Deuxième bonne raison d’affermir votre éthique : la technologie est source de changements constants. En faisant appel aux nouvelles technologies pour dynamiser votre activité, vous aurez accès à de nouvelles opportunités intéressantes — parfois en tant que précurseur — mais vous vous aventurerez également sur des terrains où il n’existe ni législation claire, ni précédent. Les technologies émergentes comme la génomique, l’impression 3D, les véhicules autonomes et l’intelligence artificielle s’accompagnent de questions éthiques. Concrètement, il vous appartiendra de trancher en tenant compte de l’intérêt bien compris de vos clients et de la santé de votre entreprise sur le long terme. Votre entreprise sera-t-elle réputée pour son intégrité au sein du corps social ou pour sa voracité sans limite ?
Troisième et dernière raison : vous devez consolider votre éthique organisationnelle car il s’agit là du moyen le plus fiable de concilier au mieux les résultats et contraintes à court terme d’une part, et la fidélisation de la clientèle à long terme d’autre part. Tous les acteurs seront soumis à la tentation de cibler des victoires faciles, comme la progression des taux de clics et de conversion. Il arrive que les chefs d’entreprise adoptent une parade pour remédier à l’essoufflement du taux de clics : elle consiste à intensifier l’envoi hebdomadaire de messages non sollicités. Mais cette vision à court terme, basée sur un indicateur de mesure, n’éloigne pas seulement les clients : il nuit au sérieux de votre établissement et rebute les éléments les plus performants que vous voulez — nécessairement — intégrer à votre vivier de talents.

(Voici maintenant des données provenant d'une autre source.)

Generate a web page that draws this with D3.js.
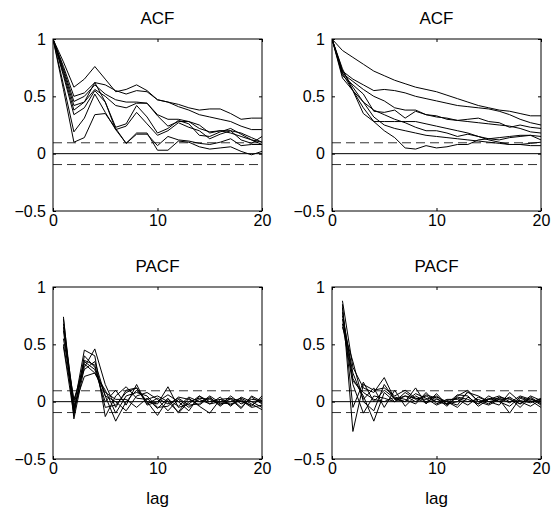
<!DOCTYPE html>
<html>
<head>
<meta charset="utf-8">
<script src="https://cdn.jsdelivr.net/npm/d3@7/dist/d3.min.js"></script>
<style>
  html, body { margin: 0; padding: 0; background: #fff; }
  svg text { font-family: "Liberation Sans", Arial, Helvetica, sans-serif; fill: #000; }
</style>
</head>
<body>
<script>
// ---------- data ----------
const panelTitles = ["ACF", "ACF", "PACF", "PACF"];
const xTicks = [0, 10, 20];
const yTicks = [-0.5, 0, 0.5, 1];
const yTickLabels = ["\u22120.5", "0", "0.5", "1"];
const confBand = 0.095;
const xLabel = "lag";

// ACF series, lags 0..20 (left panel)
const acfLeft = [
  [1, 0.80, 0.58, 0.65, 0.76, 0.65, 0.54, 0.56, 0.60, 0.55, 0.47, 0.45, 0.43, 0.40, 0.38, 0.39, 0.39, 0.35, 0.30, 0.31, 0.31],
  [1, 0.76, 0.50, 0.53, 0.62, 0.60, 0.55, 0.52, 0.55, 0.54, 0.47, 0.45, 0.41, 0.38, 0.34, 0.32, 0.30, 0.28, 0.24, 0.21, 0.21],
  [1, 0.74, 0.455, 0.50, 0.60, 0.52, 0.47, 0.45, 0.45, 0.44, 0.34, 0.30, 0.30, 0.28, 0.22, 0.19, 0.20, 0.20, 0.18, 0.14, 0.10],
  [1, 0.72, 0.42, 0.45, 0.56, 0.50, 0.42, 0.40, 0.44, 0.44, 0.33, 0.24, 0.28, 0.28, 0.25, 0.18, 0.20, 0.18, 0.15, 0.12, 0.08],
  [1, 0.70, 0.38, 0.45, 0.62, 0.45, 0.23, 0.26, 0.42, 0.32, 0.18, 0.22, 0.29, 0.26, 0.16, 0.15, 0.19, 0.22, 0.17, 0.12, 0.10],
  [1, 0.68, 0.34, 0.40, 0.55, 0.45, 0.21, 0.24, 0.36, 0.26, 0.16, 0.20, 0.27, 0.23, 0.20, 0.13, 0.17, 0.20, 0.12, 0.09, 0.15],
  [1, 0.60, 0.19, 0.31, 0.52, 0.36, 0.21, 0.09, 0.17, 0.17, 0.07, 0.15, 0.12, 0.11, 0.09, 0.08, 0.10, 0.13, 0.07, 0.08, 0.08],
  [1, 0.56, 0.10, 0.14, 0.34, 0.35, 0.22, 0.09, 0.18, 0.18, 0.03, 0.03, 0.11, 0.10, 0.06, 0.04, 0.05, 0.06, 0.02, -0.01, 0.02]
];

// ACF series, lags 0..20 (right panel)
const acfRight = [
  [1, 0.90, 0.84, 0.78, 0.72, 0.68, 0.64, 0.61, 0.58, 0.56, 0.54, 0.51, 0.48, 0.45, 0.42, 0.40, 0.38, 0.37, 0.35, 0.33, 0.33],
  [1, 0.72, 0.65, 0.60, 0.55, 0.56, 0.55, 0.53, 0.50, 0.48, 0.46, 0.44, 0.42, 0.41, 0.40, 0.39, 0.37, 0.34, 0.30, 0.27, 0.25],
  [1, 0.70, 0.63, 0.56, 0.50, 0.46, 0.40, 0.38, 0.38, 0.34, 0.33, 0.30, 0.29, 0.30, 0.31, 0.28, 0.27, 0.23, 0.25, 0.23, 0.22],
  [1, 0.68, 0.60, 0.52, 0.37, 0.36, 0.38, 0.31, 0.37, 0.34, 0.32, 0.31, 0.29, 0.28, 0.27, 0.26, 0.25, 0.24, 0.22, 0.19, 0.18],
  [1, 0.66, 0.55, 0.45, 0.38, 0.34, 0.30, 0.27, 0.23, 0.20, 0.20, 0.18, 0.15, 0.17, 0.15, 0.13, 0.12, 0.14, 0.15, 0.16, 0.15],
  [1, 0.74, 0.55, 0.35, 0.28, 0.28, 0.28, 0.28, 0.28, 0.26, 0.24, 0.22, 0.20, 0.18, 0.15, 0.12, 0.10, 0.08, 0.08, 0.09, 0.10],
  [1, 0.72, 0.58, 0.45, 0.32, 0.25, 0.22, 0.20, 0.18, 0.16, 0.15, 0.14, 0.13, 0.12, 0.11, 0.10, 0.09, 0.08, 0.08, 0.07, 0.07],
  [1, 0.70, 0.55, 0.40, 0.28, 0.20, 0.14, 0.05, 0.04, 0.07, 0.05, 0.06, 0.08, 0.08, 0.12, 0.13, 0.14, 0.15, 0.16, 0.16, 0.12]
];

// PACF series, lags 1..20 (left panel)
const pacfLeft = [
  [0.74, -0.15, 0.30, 0.46, 0.15, -0.05, 0.10, 0.12, 0.00, -0.02, 0.13, -0.05, -0.02, 0.05, 0.00, 0.02, -0.03, 0.02, -0.04, 0.05],
  [0.72, -0.05, 0.45, 0.40, -0.13, 0.05, 0.13, 0.03, 0.02, 0.05, 0.00, -0.09, 0.03, -0.04, -0.10, 0.02, 0.03, -0.05, 0.04, -0.02],
  [0.68, -0.10, 0.40, 0.30, 0.05, -0.17, 0.00, 0.10, 0.00, -0.12, 0.02, -0.04, 0.04, 0.00, 0.03, -0.02, 0.00, 0.03, -0.02, -0.07],
  [0.65, 0.00, 0.35, 0.28, 0.00, 0.10, -0.03, 0.15, -0.03, 0.00, 0.06, 0.00, -0.08, 0.05, -0.02, 0.00, 0.02, -0.06, 0.05, 0.00],
  [0.62, -0.08, 0.33, 0.25, 0.10, -0.10, 0.05, 0.08, 0.05, -0.05, -0.04, 0.04, 0.02, -0.03, 0.04, -0.04, 0.03, 0.00, -0.03, 0.03],
  [0.55, 0.02, 0.28, 0.35, 0.05, 0.00, -0.08, 0.05, 0.08, 0.02, -0.08, 0.02, -0.05, 0.02, -0.02, 0.04, -0.04, 0.04, 0.00, -0.05],
  [0.50, -0.05, 0.22, 0.25, 0.08, 0.02, 0.02, -0.05, 0.03, -0.06, 0.03, -0.10, 0.00, 0.03, 0.02, -0.03, 0.05, -0.02, 0.02, 0.01],
  [0.48, -0.12, 0.36, 0.32, -0.05, -0.03, 0.08, 0.12, -0.02, 0.03, -0.02, 0.03, -0.03, -0.02, 0.05, -0.01, -0.02, 0.01, -0.05, -0.03]
];

// PACF series, lags 1..20 (right panel)
const pacfRight = [
  [0.88, 0.30, 0.12, 0.08, 0.21, 0.02, 0.05, 0.00, 0.06, 0.03, -0.04, 0.05, 0.10, 0.00, 0.02, 0.03, -0.01, 0.05, 0.02, 0.00],
  [0.85, -0.26, 0.15, 0.10, 0.12, 0.05, 0.10, 0.03, 0.02, 0.05, -0.02, 0.00, 0.08, 0.05, 0.00, 0.02, -0.10, 0.03, 0.00, 0.02],
  [0.82, -0.05, 0.17, 0.00, 0.10, 0.03, 0.00, 0.12, -0.02, 0.07, -0.03, 0.04, 0.02, -0.02, 0.05, 0.00, 0.04, -0.02, 0.03, -0.03],
  [0.78, 0.20, 0.05, -0.17, 0.08, 0.00, 0.08, 0.02, 0.05, 0.00, -0.02, 0.06, 0.05, -0.04, 0.02, 0.05, 0.00, 0.01, -0.01, 0.03],
  [0.75, 0.25, 0.02, 0.12, -0.05, 0.10, -0.04, 0.05, 0.00, 0.04, 0.00, -0.03, 0.09, 0.00, -0.03, 0.02, 0.03, -0.05, 0.04, -0.02],
  [0.72, 0.18, 0.08, 0.02, 0.00, 0.04, 0.02, -0.02, 0.08, -0.02, 0.02, 0.02, -0.03, 0.04, 0.00, -0.03, 0.08, 0.00, -0.04, 0.02],
  [0.68, 0.15, -0.10, 0.05, 0.03, 0.00, 0.05, 0.03, -0.01, 0.02, 0.00, -0.05, 0.04, -0.02, 0.03, 0.00, -0.04, 0.04, 0.01, -0.05],
  [0.65, 0.35, 0.00, -0.08, 0.15, 0.02, 0.00, 0.07, 0.03, -0.03, 0.01, 0.03, 0.00, 0.02, -0.02, 0.04, 0.02, -0.02, 0.05, 0.01]
];

// ---------- drawing ----------
const W = 552, H = 508;
const svg = d3.select("body").append("svg").attr("width", W).attr("height", H);

const panels = [
  { series: acfLeft,  lag0: 0, left: 53,  top: 39,  title: panelTitles[0], xlab: false },
  { series: acfRight, lag0: 0, left: 332, top: 39,  title: panelTitles[1], xlab: false },
  { series: pacfLeft, lag0: 1, left: 53,  top: 287, title: panelTitles[2], xlab: true },
  { series: pacfRight,lag0: 1, left: 332, top: 287, title: panelTitles[3], xlab: true }
];
const pw = 209, ph = 172;

panels.forEach(p => {
  const g = svg.append("g").attr("transform", `translate(${p.left},${p.top})`);
  const x = d3.scaleLinear().domain([0, 20]).range([0, pw]);
  const y = d3.scaleLinear().domain([-0.5, 1]).range([ph, 0]);

  const cid = "clip" + p.left + "_" + p.top;
  g.append("clipPath").attr("id", cid).append("rect").attr("width", pw).attr("height", ph);
  const inner = g.append("g").attr("clip-path", `url(#${cid})`);

  inner.append("line").attr("x1", 0).attr("x2", pw).attr("y1", y(0)).attr("y2", y(0))
    .attr("stroke", "#000").attr("stroke-width", 1);
  [confBand, -confBand].forEach(v => {
    inner.append("line").attr("x1", 0).attr("x2", pw).attr("y1", y(v)).attr("y2", y(v))
      .attr("stroke", "#333").attr("stroke-width", 1).attr("stroke-dasharray", "9,5");
  });

  const line = d3.line().x((d, i) => x(i + p.lag0)).y(d => y(d));
  inner.selectAll("path.s").data(p.series).enter().append("path")
    .attr("class", "s").attr("d", line).attr("fill", "none")
    .attr("stroke", "#000").attr("stroke-width", 1).attr("stroke-linejoin", "miter");

  const tl = 3;
  g.append("g").attr("transform", `translate(0,${ph})`)
    .call(d3.axisBottom(x).tickValues(xTicks).tickSize(-tl).tickPadding(4).tickFormat(d3.format("d")))
    .call(a => a.select(".domain").remove());
  g.append("g")
    .call(d3.axisTop(x).tickValues(xTicks).tickSize(-tl).tickFormat(""))
    .call(a => a.select(".domain").remove());
  g.append("g")
    .call(d3.axisLeft(y).tickValues(yTicks).tickSize(-tl).tickPadding(7).tickFormat((d, i) => yTickLabels[i]))
    .call(a => a.select(".domain").remove());
  g.append("g").attr("transform", `translate(${pw},0)`)
    .call(d3.axisRight(y).tickValues(yTicks).tickSize(-tl).tickFormat(""))
    .call(a => a.select(".domain").remove());
  g.selectAll(".tick text").attr("font-size", 16).attr("font-family", "Liberation Sans, Arial, sans-serif").attr("fill", "#000");
  g.selectAll(".tick line").attr("stroke", "#000");

  g.append("rect").attr("width", pw).attr("height", ph).attr("fill", "none")
    .attr("stroke", "#000").attr("stroke-width", 1);

  g.append("text").attr("x", pw / 2).attr("y", -15).attr("text-anchor", "middle")
    .attr("font-size", 17).text(p.title);
  if (p.xlab) {
    g.append("text").attr("x", pw / 2).attr("y", ph + 45).attr("text-anchor", "middle")
      .attr("font-size", 17).text(xLabel);
  }
});
</script>
</body>
</html>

Alors, que faut-il en conclure pour votre entreprise ? Premièrement, le rôle de l’éthique doit être revalorisé, et le débat favorisé, pour venir à bout des problématiques complexes, en constante évolution, liées aux technologies. Deuxièmement, en tant que chef d’entreprise, vous devez infuser vos valeurs éthiques dans votre environnement professionnel. Et troisièmement, ne laissez pas l’équipe juridique dicter votre ligne éthique. Il ressort d’un nombre croissant de travaux de recherche que les salariés veulent travailler pour des entreprises où les moyens comptent tout autant que la fin — et nombre d’études établissent que les consommateurs choisiront celle qui porte des valeurs morales irréprochables.